Setting these women up for these low expectations is a mistake. I think that telling women that this will probably happen to you or you are at RISK of happening to you is a giant issue. I believe that empowering them with strength and high expectations to be leaders, scientists, atheletes, etc.… is the right way to approach it. I’ve found that what is expected of people is often what they do. Promoting counseling to learn how to engage with the opposite gender is crucial but so is letting them know that they are worthy and at RISK of super-duper succeeding in life.

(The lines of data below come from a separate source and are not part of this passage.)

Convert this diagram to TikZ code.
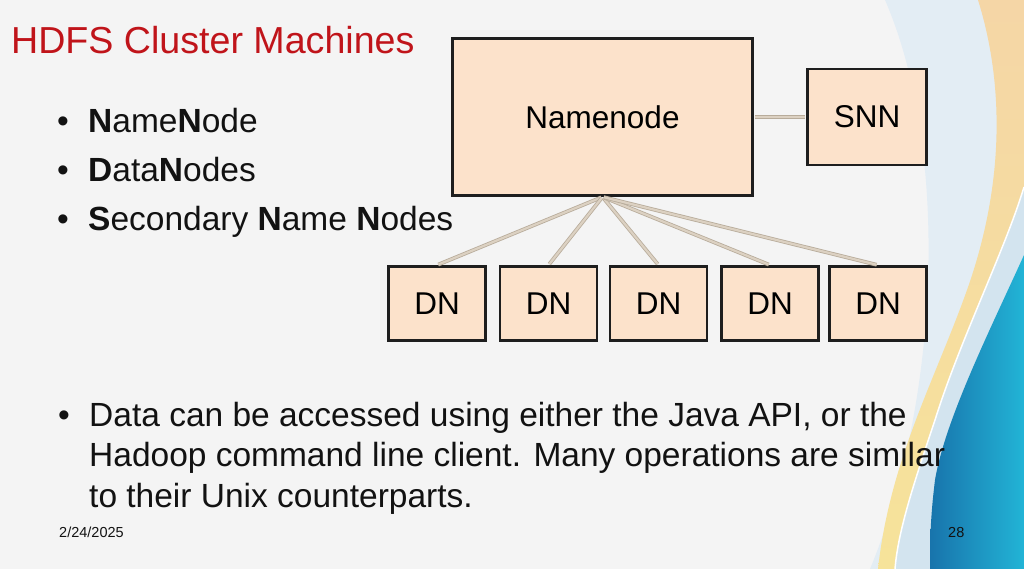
\documentclass[tikz,border=0pt]{standalone}
\usepackage{fontspec}
\setmainfont{Liberation Sans}
\definecolor{slidebg}{HTML}{F4F4F4}
\definecolor{titlered}{HTML}{C0141A}
\definecolor{boxfill}{HTML}{FCE2CB}
\definecolor{boxline}{HTML}{1E1E1E}
\definecolor{linkgray}{HTML}{B8AC9B}
\definecolor{linkfill}{HTML}{DCD1C2}
\definecolor{swooshpale}{HTML}{E3EDF4}
\definecolor{swooshpeach}{HTML}{F5D6A6}
\definecolor{swooshyellow}{HTML}{F6E39A}
\definecolor{swooshlight}{HTML}{D3E4EF}
\definecolor{deepblue}{HTML}{1874AC}
\definecolor{brightblue}{HTML}{22B4D6}
\begin{document}
\begin{tikzpicture}[x=1pt,y=-1pt,
    machine/.style={draw=boxline,fill=boxfill,line width=2.8pt,inner sep=0pt,
      font=\fontsize{31.5}{36}\selectfont},
    link/.style={draw=linkgray,double=linkfill,double distance=2.2pt,line width=0.8pt,
      shorten <=1.4pt,shorten >=1.4pt},
    slidetext/.style={inner sep=0pt,anchor=base west,text=black!93},
    bulletbig/.style={slidetext,font=\fontsize{33.5}{40}\selectfont},
    bulletsmall/.style={slidetext,font=\fontsize{33.5}{40}\selectfont}]
  \useasboundingbox (0,0) rectangle (1024,569);
  \fill[slidebg] (0,0) rectangle (1024,569);

  % swoosh on the right
  \fill[swooshpale] (885,0) .. controls (950,150) and (940,400) .. (870,569)
    -- (1024,569) -- (1024,0) -- cycle;
  \shade[top color=swooshpeach,bottom color=swooshyellow]
    (978,0) .. controls (1003,80) and (1006,180) .. (967,290)
    .. controls (935,380) and (890,460) .. (878,569)
    -- (1024,569) -- (1024,0) -- cycle;
  \fill[swooshlight] (1024,187) .. controls (1005,250) and (960,340) .. (935,420)
    .. controls (915,480) and (898,530) .. (895,569) -- (1024,569) -- cycle;
  \draw[white,line width=1.5pt] (1024,187) .. controls (1005,250) and (960,340) .. (935,420)
    .. controls (915,480) and (898,530) .. (895,569);
  \shade[left color=deepblue,right color=brightblue]
    (1024,255) .. controls (990,330) and (945,420) .. (935,480)
    .. controls (930,520) and (930,545) .. (930,569) -- (1024,569) -- cycle;

  % title and bullets
  \node[slidetext,text=titlered,font=\fontsize{37.6}{44}\selectfont] (title) at (11,54)
    {HDFS Cluster Machines};
  \node[bulletbig] (item1) at (57,133) {\makebox[31pt][l]{•}\textbf{N}ame\textbf{N}ode};
  \node[bulletbig] (item2) at (57,182) {\makebox[31pt][l]{•}\textbf{D}ata\textbf{N}odes};
  \node[bulletbig] (item3) at (57,230)
    {\makebox[31pt][l]{•}\textbf{S}econdary \textbf{N}ame \textbf{N}odes};

  % cluster machines
  \draw
    (602.5,117) node[machine,minimum width=300pt,minimum height=157pt] (nn) {Namenode}
    (867,117) node[machine,minimum width=119pt,minimum height=96pt] (snn) {SNN}
    (437,303.5) node[machine,minimum width=97pt,minimum height=74pt] (dn1) {DN}
    (548.5,303.5) node[machine,minimum width=97pt,minimum height=74pt] (dn2) {DN}
    (658.5,303.5) node[machine,minimum width=97pt,minimum height=74pt] (dn3) {DN}
    (770,303.5) node[machine,minimum width=97pt,minimum height=74pt] (dn4) {DN}
    (878,303.5) node[machine,minimum width=97pt,minimum height=74pt] (dn5) {DN};
  \begin{scope}
    \draw[link] (nn.east) to (snn.west);
    \draw[link] (nn.south) to (dn1.north);
    \draw[link] (nn.south) to (dn2.north);
    \draw[link] (nn.south) to (dn3.north);
    \draw[link] (nn.south) to (dn4.north);
    \draw[link] (nn.south) to (dn5.north);
  \end{scope}

  % access note
  \node[bulletsmall] (data1) at (89,426)
    {\llap{\makebox[31pt][l]{•}}Data can be accessed using either the Java API, or the};
  \node[bulletsmall] (data2) at (89,466)
    {Hadoop command line client. Many operations are similar};
  \node[bulletsmall] (data3) at (89,507) {to their Unix counterparts.};

  % footer
  \node[slidetext,font=\fontsize{14.5}{17}\selectfont] (date) at (59,537) {2/24/2025};
  \node[slidetext,font=\fontsize{14.5}{17}\selectfont] (page) at (948,537) {28};
\end{tikzpicture}
\end{document}
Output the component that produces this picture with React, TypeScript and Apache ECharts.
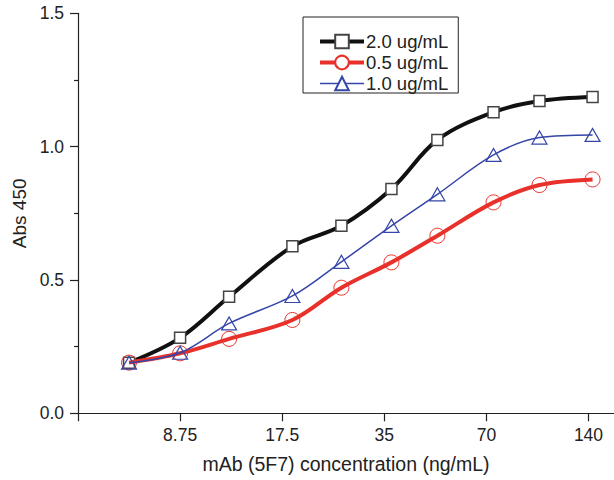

I’ve heard all of those low expectations and decided to be none of that. Sure, it deeply hurts that I have been rejected by my own father, but why would I let HIM destroy my life FOREVER? Why would I blame the decision to inject drugs or be jobless on HIM? No. That is on me. Someone can only control you for so long before it’s on you. That might sound harsh but someone who has abandoned you/abused you/brainwashed you wants to win. They want that lifelong control over your brain so that you always feel worthless and rejected. The best thing you can do for yourself is to show them that that won’t work on you. That your abuser and abandoner isn’t THAT powerful, and he is sorely mistaken of his imaginary grandiose powers.
The pain is real, and it will never leave me. The lifelong grip is optional. He doesn’t decide my life—I do.